Locate each line in the records containing "this". Copy it.
╭─ Input data
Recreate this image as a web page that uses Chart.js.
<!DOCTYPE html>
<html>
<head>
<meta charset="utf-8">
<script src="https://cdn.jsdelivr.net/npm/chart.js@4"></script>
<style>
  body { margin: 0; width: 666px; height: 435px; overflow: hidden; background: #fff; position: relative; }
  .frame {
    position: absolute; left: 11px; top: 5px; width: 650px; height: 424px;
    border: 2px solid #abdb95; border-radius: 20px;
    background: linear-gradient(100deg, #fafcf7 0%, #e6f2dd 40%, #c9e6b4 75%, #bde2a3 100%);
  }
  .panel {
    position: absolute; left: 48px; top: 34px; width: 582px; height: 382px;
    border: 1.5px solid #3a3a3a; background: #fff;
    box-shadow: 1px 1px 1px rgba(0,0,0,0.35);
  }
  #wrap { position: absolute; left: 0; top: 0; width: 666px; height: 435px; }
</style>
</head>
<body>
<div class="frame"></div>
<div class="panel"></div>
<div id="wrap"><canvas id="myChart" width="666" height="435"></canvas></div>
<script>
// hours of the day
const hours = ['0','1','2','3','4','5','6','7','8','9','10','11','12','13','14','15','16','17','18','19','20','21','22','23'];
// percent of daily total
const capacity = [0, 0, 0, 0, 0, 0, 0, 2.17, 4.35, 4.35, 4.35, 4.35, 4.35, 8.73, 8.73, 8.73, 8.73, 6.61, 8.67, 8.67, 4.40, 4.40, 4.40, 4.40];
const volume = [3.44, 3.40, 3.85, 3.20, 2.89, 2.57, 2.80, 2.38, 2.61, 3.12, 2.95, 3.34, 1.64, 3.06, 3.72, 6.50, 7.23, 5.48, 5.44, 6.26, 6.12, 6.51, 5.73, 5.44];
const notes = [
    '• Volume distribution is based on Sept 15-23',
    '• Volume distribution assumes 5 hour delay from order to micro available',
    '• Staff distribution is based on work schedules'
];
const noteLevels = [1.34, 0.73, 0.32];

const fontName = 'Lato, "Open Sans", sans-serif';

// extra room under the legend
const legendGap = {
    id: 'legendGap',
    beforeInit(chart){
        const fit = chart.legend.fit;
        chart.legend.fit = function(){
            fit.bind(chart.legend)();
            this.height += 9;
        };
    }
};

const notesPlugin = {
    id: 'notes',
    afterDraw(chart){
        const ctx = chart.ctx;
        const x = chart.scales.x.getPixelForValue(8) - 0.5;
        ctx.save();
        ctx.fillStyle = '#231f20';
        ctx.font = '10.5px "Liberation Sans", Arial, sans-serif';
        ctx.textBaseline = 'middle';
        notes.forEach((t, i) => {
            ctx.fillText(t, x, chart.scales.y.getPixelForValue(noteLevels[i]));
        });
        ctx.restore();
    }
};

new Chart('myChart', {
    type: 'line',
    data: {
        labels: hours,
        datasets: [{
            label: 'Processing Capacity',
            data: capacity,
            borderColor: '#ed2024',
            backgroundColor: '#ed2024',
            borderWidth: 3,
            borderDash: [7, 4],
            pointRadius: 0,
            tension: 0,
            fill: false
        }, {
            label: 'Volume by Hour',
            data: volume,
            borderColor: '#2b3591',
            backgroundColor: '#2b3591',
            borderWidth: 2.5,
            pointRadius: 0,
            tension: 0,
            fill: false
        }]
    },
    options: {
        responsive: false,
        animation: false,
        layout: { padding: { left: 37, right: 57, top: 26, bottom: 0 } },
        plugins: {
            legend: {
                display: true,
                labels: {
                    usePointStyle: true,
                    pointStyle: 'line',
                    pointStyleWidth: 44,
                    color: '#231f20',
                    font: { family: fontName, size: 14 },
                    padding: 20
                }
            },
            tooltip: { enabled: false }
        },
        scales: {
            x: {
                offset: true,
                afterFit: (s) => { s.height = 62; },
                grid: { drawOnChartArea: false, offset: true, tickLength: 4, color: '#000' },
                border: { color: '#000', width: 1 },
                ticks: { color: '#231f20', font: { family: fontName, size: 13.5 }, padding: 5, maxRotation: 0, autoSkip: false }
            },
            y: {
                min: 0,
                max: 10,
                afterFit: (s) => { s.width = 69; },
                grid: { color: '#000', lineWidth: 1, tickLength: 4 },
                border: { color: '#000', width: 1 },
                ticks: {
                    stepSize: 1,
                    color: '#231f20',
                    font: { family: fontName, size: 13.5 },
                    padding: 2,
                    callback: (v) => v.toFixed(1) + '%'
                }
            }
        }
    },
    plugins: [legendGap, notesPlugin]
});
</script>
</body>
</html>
╰─
╭─ Input data
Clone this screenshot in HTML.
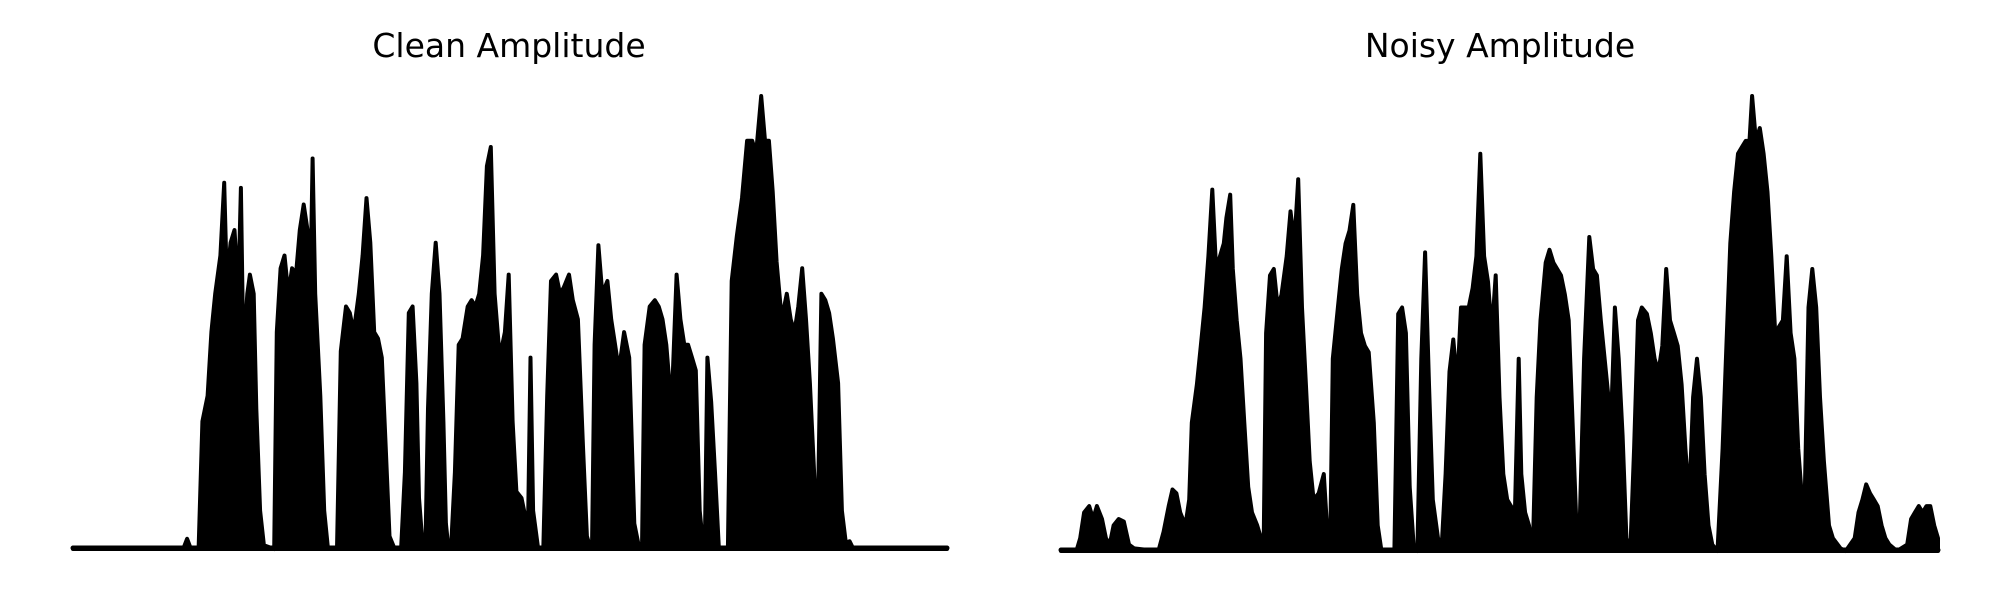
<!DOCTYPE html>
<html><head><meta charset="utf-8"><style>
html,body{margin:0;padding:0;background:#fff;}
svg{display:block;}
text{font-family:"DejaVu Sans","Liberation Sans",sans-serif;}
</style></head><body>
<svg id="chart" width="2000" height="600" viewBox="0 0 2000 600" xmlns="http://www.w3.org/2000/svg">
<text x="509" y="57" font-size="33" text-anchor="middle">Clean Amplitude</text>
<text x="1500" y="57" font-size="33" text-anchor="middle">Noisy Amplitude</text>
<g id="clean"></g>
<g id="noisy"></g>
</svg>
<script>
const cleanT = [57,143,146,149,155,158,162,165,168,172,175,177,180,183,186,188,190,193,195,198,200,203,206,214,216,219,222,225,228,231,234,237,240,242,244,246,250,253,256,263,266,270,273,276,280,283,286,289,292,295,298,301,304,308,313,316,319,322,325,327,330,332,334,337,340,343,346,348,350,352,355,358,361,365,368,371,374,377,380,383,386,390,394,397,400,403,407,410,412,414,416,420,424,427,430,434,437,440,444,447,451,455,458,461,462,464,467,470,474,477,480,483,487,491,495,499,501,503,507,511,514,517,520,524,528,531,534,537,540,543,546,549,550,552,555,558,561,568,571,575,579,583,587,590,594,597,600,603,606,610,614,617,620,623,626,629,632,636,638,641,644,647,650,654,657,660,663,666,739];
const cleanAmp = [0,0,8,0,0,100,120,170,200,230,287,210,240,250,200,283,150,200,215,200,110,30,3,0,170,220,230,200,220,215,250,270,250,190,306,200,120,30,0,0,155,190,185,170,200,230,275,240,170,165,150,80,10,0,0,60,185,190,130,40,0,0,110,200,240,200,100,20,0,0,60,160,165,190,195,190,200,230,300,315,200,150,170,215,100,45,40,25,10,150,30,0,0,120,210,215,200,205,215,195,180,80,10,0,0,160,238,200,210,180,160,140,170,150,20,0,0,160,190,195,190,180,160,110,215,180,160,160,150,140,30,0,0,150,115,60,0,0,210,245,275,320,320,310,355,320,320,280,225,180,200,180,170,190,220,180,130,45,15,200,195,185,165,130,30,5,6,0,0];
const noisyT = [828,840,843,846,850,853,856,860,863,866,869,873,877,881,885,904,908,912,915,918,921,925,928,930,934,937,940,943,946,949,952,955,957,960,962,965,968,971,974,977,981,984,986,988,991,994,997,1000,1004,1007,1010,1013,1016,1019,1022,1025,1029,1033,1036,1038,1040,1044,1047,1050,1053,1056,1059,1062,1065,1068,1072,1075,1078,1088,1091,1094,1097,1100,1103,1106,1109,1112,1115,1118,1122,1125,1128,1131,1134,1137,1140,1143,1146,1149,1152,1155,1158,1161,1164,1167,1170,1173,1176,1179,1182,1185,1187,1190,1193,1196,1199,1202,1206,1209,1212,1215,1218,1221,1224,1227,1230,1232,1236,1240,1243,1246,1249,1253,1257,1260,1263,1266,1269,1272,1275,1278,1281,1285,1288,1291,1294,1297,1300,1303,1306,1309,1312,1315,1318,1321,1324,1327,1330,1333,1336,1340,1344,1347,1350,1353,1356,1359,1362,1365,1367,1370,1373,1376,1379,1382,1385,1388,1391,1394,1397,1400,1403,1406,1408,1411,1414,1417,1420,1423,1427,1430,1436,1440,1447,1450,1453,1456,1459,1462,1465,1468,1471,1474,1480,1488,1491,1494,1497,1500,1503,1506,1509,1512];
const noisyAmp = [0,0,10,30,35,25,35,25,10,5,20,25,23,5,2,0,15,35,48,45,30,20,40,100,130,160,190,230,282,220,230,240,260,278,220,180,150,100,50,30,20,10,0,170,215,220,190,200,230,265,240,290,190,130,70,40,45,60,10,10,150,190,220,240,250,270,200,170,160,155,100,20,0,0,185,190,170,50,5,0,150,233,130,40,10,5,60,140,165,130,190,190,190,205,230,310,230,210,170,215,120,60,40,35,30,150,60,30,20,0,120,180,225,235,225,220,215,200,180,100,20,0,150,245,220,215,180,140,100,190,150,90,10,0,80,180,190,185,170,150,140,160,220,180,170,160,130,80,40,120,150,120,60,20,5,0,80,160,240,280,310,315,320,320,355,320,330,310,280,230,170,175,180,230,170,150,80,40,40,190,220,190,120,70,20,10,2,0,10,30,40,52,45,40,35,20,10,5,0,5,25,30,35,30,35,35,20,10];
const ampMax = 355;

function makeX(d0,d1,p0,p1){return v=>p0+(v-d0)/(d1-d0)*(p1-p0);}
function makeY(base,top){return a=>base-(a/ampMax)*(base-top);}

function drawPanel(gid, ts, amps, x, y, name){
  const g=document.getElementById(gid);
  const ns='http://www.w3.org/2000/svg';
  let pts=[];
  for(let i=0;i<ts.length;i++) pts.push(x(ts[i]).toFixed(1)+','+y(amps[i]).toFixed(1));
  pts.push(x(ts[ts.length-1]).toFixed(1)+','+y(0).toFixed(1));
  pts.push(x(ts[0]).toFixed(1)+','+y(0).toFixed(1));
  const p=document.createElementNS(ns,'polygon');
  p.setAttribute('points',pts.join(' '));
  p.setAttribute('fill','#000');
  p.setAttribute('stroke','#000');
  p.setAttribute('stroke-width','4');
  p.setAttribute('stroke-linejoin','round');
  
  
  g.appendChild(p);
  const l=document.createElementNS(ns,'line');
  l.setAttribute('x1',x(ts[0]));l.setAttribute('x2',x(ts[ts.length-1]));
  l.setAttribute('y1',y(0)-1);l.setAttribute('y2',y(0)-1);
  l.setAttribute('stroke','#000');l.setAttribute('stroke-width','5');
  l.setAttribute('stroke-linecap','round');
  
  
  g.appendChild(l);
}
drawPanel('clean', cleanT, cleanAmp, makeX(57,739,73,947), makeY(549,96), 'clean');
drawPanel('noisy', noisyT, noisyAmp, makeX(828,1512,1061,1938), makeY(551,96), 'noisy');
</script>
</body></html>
╰─
**Exercise answer:**
Recreate this image as a web page that uses Chart.js.
            this.height += 9;
Clone this screenshot in HTML.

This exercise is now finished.